Order/purchase “Waltz of the Weekend” here
“Creepers and Vines” is a tongue in cheek “I’ll never get intoxicated again” hangover song that again transforms halfway through into a series of transitions, sections and sound events that might have your head spinning even without intoxicants.
“The Venus Flytrap Song” is a full-on story song in which Nathan is unjustly on trial for an unspecified crime, but escapes the clutches of a corrupt judge, jury and hangman baying for his blood. It is the most symmetrical song we have ever written. With added ELO vocoders!
Lastly, the longest and perhaps most ambitious song we have ever released. “Lost Mariners” is an 11-minute psychedelic seafaring ghost story sound journey epic, featuring an enormous amount of sound effects, sound events, San Francisco acid rock guitar solos, transitions, and a symphony of analogue synths at the end, hinting at the horror of haunting the seabed.
Frank Naughton produced the album and quite honestly he is a polymath and genius.

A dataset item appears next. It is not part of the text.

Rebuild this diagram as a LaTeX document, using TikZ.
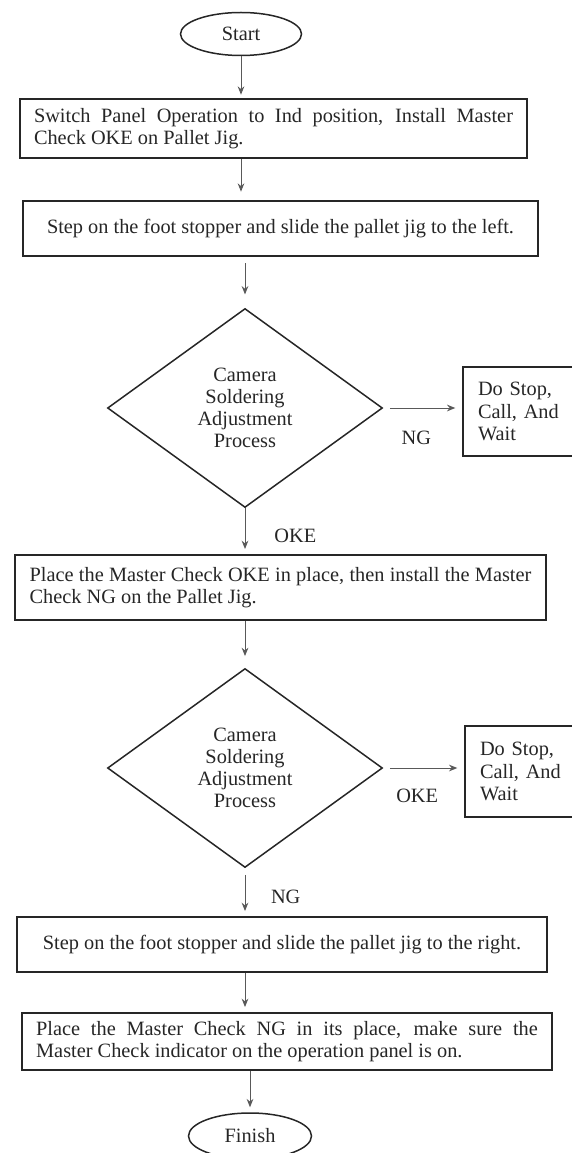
\documentclass[tikz,border=0pt]{standalone}
\usepackage{fontspec}
\setmainfont{Liberation Serif}
\usetikzlibrary{shapes.geometric}
\usetikzlibrary{arrows.meta, positioning}
\definecolor{txt}{rgb}{0.15,0.15,0.15}
\definecolor{lin}{rgb}{0.35,0.35,0.35}

\begin{document}
\begin{tikzpicture}[x=0.6pt, y=-0.6pt,
	every node/.style = {font=\fontsize{12.2pt}{13.3pt}\selectfont, text=txt},
	term/.style = {ellipse, draw=black!85, line width=0.9pt, minimum width=72.6pt, minimum height=25.8pt, inner sep=0pt},
	proc/.style = {rectangle, draw=black!85, line width=1.2pt, inner sep=0pt},
	dec/.style = {diamond, draw=black!85, line width=0.9pt, minimum width=165pt, minimum height=119.4pt, inner sep=0pt, align=center},
	halt/.style = {rectangle, draw=black!85, line width=1.2pt, anchor=west, minimum height=53.4pt, inner xsep=9pt, inner ysep=0pt, text width=72pt, align=left},
	flow/.style = {color=lin, line width=0.6pt, shorten >=3pt, -{Stealth[length=5pt, width=4pt]}}
	]
	\useasboundingbox (0,0) rectangle (572,1153);
	\node (start) [term] at (241,34) {Start};
	\node (b1) [proc, minimum width=304.2pt, minimum height=35.4pt, text width=287.4pt, align=justify] at (273.5,128.5) {Switch Panel Operation to Ind position, Install Master\linebreak Check OKE on Pallet Jig.};
	\node (b2) [proc, minimum width=309pt, minimum height=33pt, align=center] at (280.5,228.5) {Step on the foot stopper and slide the pallet jig to the left.};
	\node (d1) [dec] at (245,408) {Camera\\Soldering\\Adjustment\\Process};
	\node (stop1) [halt] at (462,411.5) {Do Stop,\\Call, And\\Wait};
	\node (b3) [proc, minimum width=318.6pt, minimum height=39pt, text width=301pt, align=justify] at (280.5,587.5) {Place the Master Check OKE in place, then install the Master\linebreak Check NG on the Pallet Jig.};
	\node (d2) [dec] at (245,768) {Camera\\Soldering\\Adjustment\\Process};
	\node (stop2) [halt, minimum height=54.6pt] at (464,771.5) {Do Stop,\\Call, And\\Wait};
	\node (b4) [proc, minimum width=318pt, minimum height=33pt, align=center] at (282,944.5) {Step on the foot stopper and slide the pallet jig to the right.};
	\node (b5) [proc, minimum width=318pt, minimum height=34.2pt, text width=301pt, align=justify] at (287,1041.5) {Place the Master Check NG in its place, make sure the\linebreak Master Check indicator on the operation panel is on.};
	\node (fin) [term, minimum width=73.8pt, minimum height=27.6pt] at (250,1136) {Finish};
	\path [flow]
	(start) edge [shorten >=2pt] (start |- b1.north)
	(b1.south -| start) edge [shorten >=5pt] (b2.north -| start)
	(b2.south -| d1) edge [shorten <=3.6pt, shorten >=8pt] (d1)
	(d1) edge node[pos=.6, anchor=west, xshift=14pt] {OKE} (d1 |- b3.north)
	(d1) edge [shorten <=4pt, shorten >=4pt] node[pos=.42, yshift=-18pt] {NG} (d1.east -| stop1.west)
	(b3.south -| d2) edge [shorten >=7pt] (d2)
	(d2) edge [shorten <=4pt, shorten >=4pt] node[pos=.42, yshift=-17pt] {OKE} (d2.east -| stop2.west)
	(d2) edge [shorten <=4pt] node[pos=.6, anchor=west, xshift=12pt] {NG} (d2 |- b4.north)
	(b4.south -| d2) edge (b5.north -| d2)
	(b5.south -| fin) edge (fin);
\end{tikzpicture}
\end{document}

He even invented some of the special effects on this album.
‘Waltz of the Weekend’ in final stages
The new album, having been produced by super talented Frank Naughton is now being mastered by the super talented Gaz Williams in Bristol and will soon be ready for the factory.
The tracklist of the beast is as follows
- What Grows Inside the Garden? – 4 minutes 38 seconds
- Waltz of the Weekend – 6 minutes 14 seconds
- Sea Anemone Song – 7 minutes 35 seconds
- Rode My Bike – 3 minutes 54 seconds
- Gadzooks – 3 minutes 44 seconds
- Who Loves the Moon? – 8 minutes
Intermission
- The Fixer – 3 minutes 46 seconds
- The Things We Make – 8 minutes 23 seconds
- Vicious Vivian – 2 minutes 56 seconds
- Creepers and Vines – 7 minute 46 seconds
- Venus Fly Trap Song – 6 minutes 58 seconds
- Lost Mariners – 11 minutes 19 seconds
Total playing time – 75 minutes
A magic realist psychedelic waltz
from Nathan
“I’ve seen the Tombs of Tremorfa,
The Sphinxes of Splott,
I’ve seen the Witches of Whitchurch
I like them a lot
I’ve seen the Gorgons of Grangetown
But I looked away
I see the Harpies of Habershon Street
Every day”
From “Waltz of the Weekend” by Soft Hearted Scientists, 2023.
Ever wondered what a magic realist psychedelic waltz about a trip from Splott to Tintern Abbey, with a middle section that resembles “Bohemian Rhapsody” on a budget mashed up with “Stonehenge” by Spinal Tap sounds like? You won’t have to wait too much longer.
New Scientists in May (or, maybe, June)
from Nathan:
Aiming to finish mixing this month, get the album mastered next month and possibly released in May. June latest.
It’s turning into an epic with many songs stretching out, then stretching out some more. Quite cinematic, very trippy.
Probably an hour long. Maybe more. It’s got a life of its own.
Soft Hearted Scientists in the studio
news from Nathan
Mixing a deceptively cheerful pop song with echoes of The Who about bumping off domestic abusers called “The Fixer” (“Right wing views and an atom bomb disposition/Suddenly he disappeared but I’m above suspicion”).
An astonishing amount of instrumental and vocal overdubs so having to be brutal and cull a few for the sake of clarity. Seriously thinking of an alternative overspill album of lost overdubs. Spencer Segelov plays some heroic Keith Moon chaos drums.